Contrary to the practice of placing the focus on civil and political rights which Western governments deem more important than economic, social and cultural rights that are the main thrust of Southern governments, all these rights must serve as the basis for full national development, says human rights specialist, Ms. Maarit Kohonen.
“Human Rights in development is not simply about job creation or increasing the Gross Domestic Product of a country. It is a process, and the process is as important as the outcome,” she explained. And, when the consideration for human rights concerns are factored in community and national development efforts, these “provide an analytical framework and a useful benchmark,” Miss Kohonen noted.
Ms. Kohonen was representing the United Nations High Commissioner on Human Rights at the recent two-day symposium put on by the Ministry of Justice and the Northern Caribbean University at the university campus in Mandeville. She has served on various investigative missions in several countries, including Rwanda, Bosnia, Herzegovina, East Timor and Cambodia.
Speaking at the caucus sessions on “Human Rights and Development”, the UN specialist told participants that the empowerment of citizens was one of the cornerstones in the upholding of human rights and, by extension, its role in development programmes. She counted literacy, access to shelter and health care among the tools of empowerment which, when fulfilled, enables community and national development “for a peaceful, secure and healthy life” for citizens.
It is in the spirit of individual empowerment that, Ms. Kohonen said, Jamaicans should make every effort to familiarize themselves with the Bill on The Charter of Rights and Freedoms, and to contribute to the upcoming deliberations on this Bill. She hailed the inclusion of the right to education in the document which, she told the audience, was not provided for under the present constitution.

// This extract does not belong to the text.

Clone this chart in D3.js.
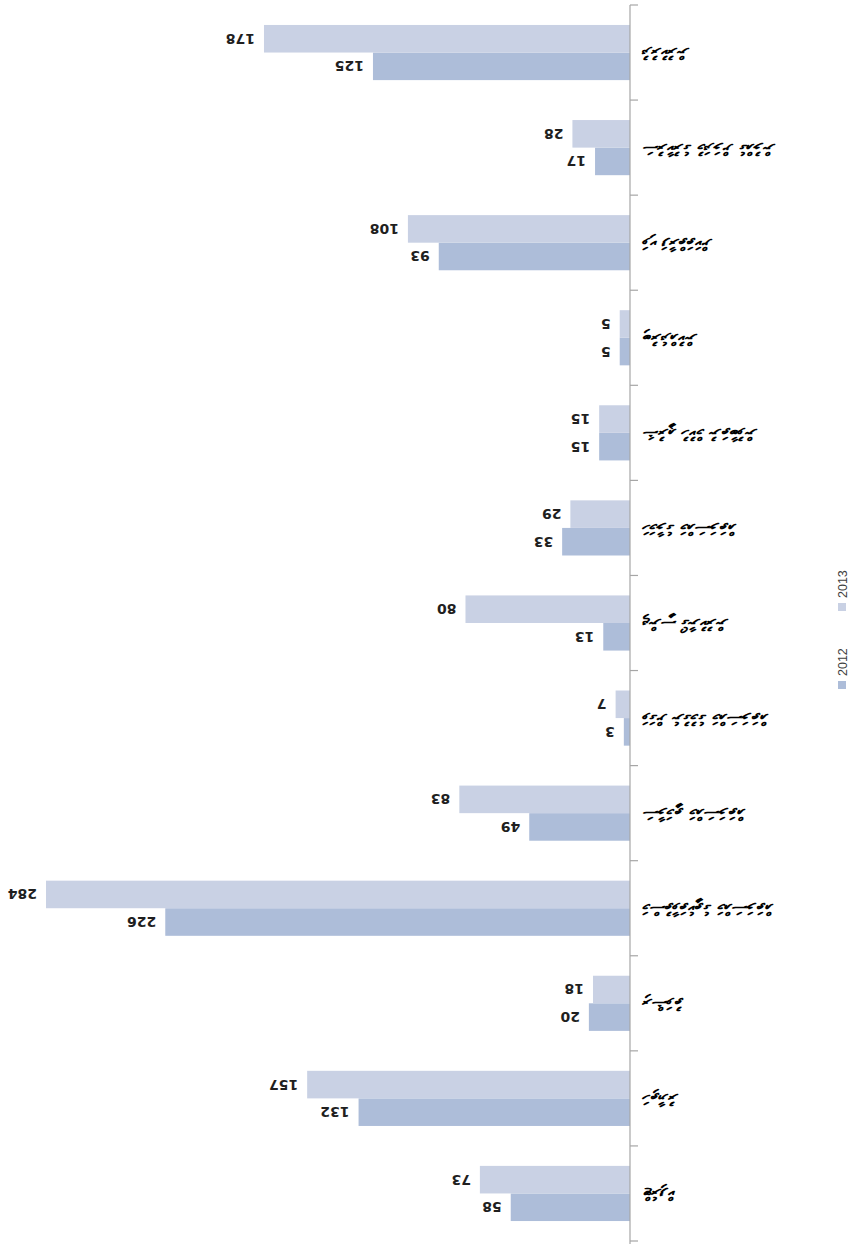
<!DOCTYPE html>
<html>
<head>
<meta charset="utf-8">
<script src="https://cdn.jsdelivr.net/npm/d3@7"></script>
<style>
  html, body { margin: 0; padding: 0; background: #ffffff; }
  svg { display: block; }
</style>
</head>
<body>
<svg id="chart" width="856" height="1244"></svg>
<script>
// Categories in reading order of the original (upright) chart, top to bottom.
const categories = [
  "ޓްރެފިކް",
  "ހަތިޔާރު",
  "ރިޝްވަތު",
  "މަސްތުވާތަކެތީގެ މައްސަލަތައް",
  "ސަލާމަތީ މައްސަލަތައް",
  "ވަގަށް ނެގުމުގެ މައްސަލަތައް",
  "ޖިންސީ ގޯނާކުރުން",
  "ހަމަލާގެ މައްސަލަތައް",
  "ޝަރުޢީ ހުކުމް ނުތަބާވުން",
  "ބިރުދެއްކުން",
  "ވަކި ފަރާތްތަކަށް",
  "ސަރުކާރުގެ މުދަލަށް ގެއްލުން",
  "ދުރުކުރުން"
];
const seriesNames = ["2012", "2013"];
const values2012 = [58, 132, 20, 226, 49, 3, 13, 33, 15, 5, 93, 17, 125];
const values2013 = [73, 157, 18, 284, 83, 7, 80, 29, 15, 5, 108, 28, 178];
const colors = { "2012": "#adbdd9", "2013": "#c9d1e4" };

const W = 856, H = 1244;
const svg = d3.select("#chart");

// The whole chart is shown turned upside down (rotated 180 degrees).
const g = svg.append("g").attr("transform", `rotate(180, ${W / 2}, ${H / 2})`);

const x = d3.scaleLinear().domain([0, 284]).range([226, 810]);
const y = d3.scaleBand().domain(categories).range([3, 1239])
  .paddingInner(0.42).paddingOuter(0.21);
const ySub = d3.scaleBand().domain(seriesNames).range([0, y.bandwidth()]);

const rows = categories.map((c, i) => ({ cat: c, "2012": values2012[i], "2013": values2013[i] }));

// bars
const groups = g.selectAll("g.cat").data(rows).join("g")
  .attr("class", "cat")
  .attr("transform", d => `translate(0, ${y(d.cat)})`);

groups.selectAll("rect").data(d => seriesNames.map(s => ({ s, v: d[s] }))).join("rect")
  .attr("x", x(0))
  .attr("y", d => ySub(d.s))
  .attr("width", d => x(d.v) - x(0))
  .attr("height", ySub.bandwidth())
  .attr("fill", d => colors[d.s]);

groups.selectAll("text.val").data(d => seriesNames.map(s => ({ s, v: d[s] }))).join("text")
  .attr("class", "val")
  .attr("x", d => x(d.v) + 9)
  .attr("y", d => ySub(d.s) + ySub.bandwidth() / 2)
  .attr("dy", "0.36em")
  .attr("font-family", "'DejaVu Sans', sans-serif")
  .attr("font-weight", "bold")
  .attr("font-size", 14)
  .attr("fill", "#1f1f1f")
  .text(d => d.v);

// category axis
const step = y.step();
const boundaries = categories.map(c => y(c) - (y.paddingInner() * step) / 2);
boundaries.push(y(categories[categories.length - 1]) + y.bandwidth() + (y.paddingInner() * step) / 2);

g.append("line")
  .attr("x1", x(0)).attr("x2", x(0))
  .attr("y1", 0).attr("y2", boundaries[boundaries.length - 1])
  .attr("stroke", "#a6a6a6").attr("stroke-width", 1.2);

g.selectAll("line.tick").data(boundaries).join("line")
  .attr("class", "tick")
  .attr("x1", x(0) - 8).attr("x2", x(0))
  .attr("y1", d => d).attr("y2", d => d)
  .attr("stroke", "#a6a6a6").attr("stroke-width", 1.2);

g.selectAll("text.cat").data(categories).join("text")
  .attr("class", "cat")
  .attr("x", x(0) - 13)
  .attr("y", d => y(d) + y.bandwidth() / 2)
  .attr("dy", "0.3em")
  .attr("text-anchor", "end")
  .attr("font-family", "'DejaVu Sans', 'Noto Sans', sans-serif")
  .attr("font-weight", "bold")
  .attr("font-size", 17)
  .attr("fill", "#000000")
  .text(d => d);

// legend (drawn in page coordinates, text reading bottom to top)
const legendItems = [
  { s: "2012", sq: 681, tx: 676 },
  { s: "2013", sq: 603, tx: 598 }
];
const lg = svg.append("g");
lg.selectAll("rect").data(legendItems).join("rect")
  .attr("x", 838).attr("y", d => d.sq).attr("width", 8).attr("height", 8)
  .attr("fill", d => colors[d.s]);
lg.selectAll("text").data(legendItems).join("text")
  .attr("transform", d => `translate(847, ${d.tx}) rotate(-90)`)
  .attr("font-family", "'Liberation Sans', Arial, sans-serif")
  .attr("font-size", 12.5)
  .attr("fill", "#404040")
  .text(d => d.s);
</script>
</body>
</html>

Attention to non-discrimination and equality within the society are also critical human rights components in furthering development, Ms. Kohonen maintained. This, she continued, would necessitate the participation of those affected with HIV/AIDS and the disabled; but cautioned that “everything must have a balance.”
The UN specialist stressed that people’s basic human rights, such as the right to life and freedom from torture, are universal, irrespective of geographical location. She went on to argue the notion that the torture of any accused by members of any national security force ought not to be tolerated because it is a “cultural practice.”
Ms. Kohonen also emphasised the need for accountability in the development process, saying that effective mechanisms must be in place for both the security forces and the justice system. Such systems are essential as people generally do not know their basic human rights or are unaware of where to go to seek redress when their rights have been violated, she explained. Furthermore, she expressed support for any initiative to introduce students to the constitution as this would create greater awareness of some individual’s rights, in spite of the legal jargon contained in such a document.
The UN specialist, in responding to the question of death penalty posed by a student in the audience, stressed that human rights laws do not prohibit the death penalty; but the international community wants to ensure that the accused received a fair trial and all the avenues of appeal were exhausted. She emphasized, however, that human rights conventions do not permit the execution of pregnant women and children 18 years old and under.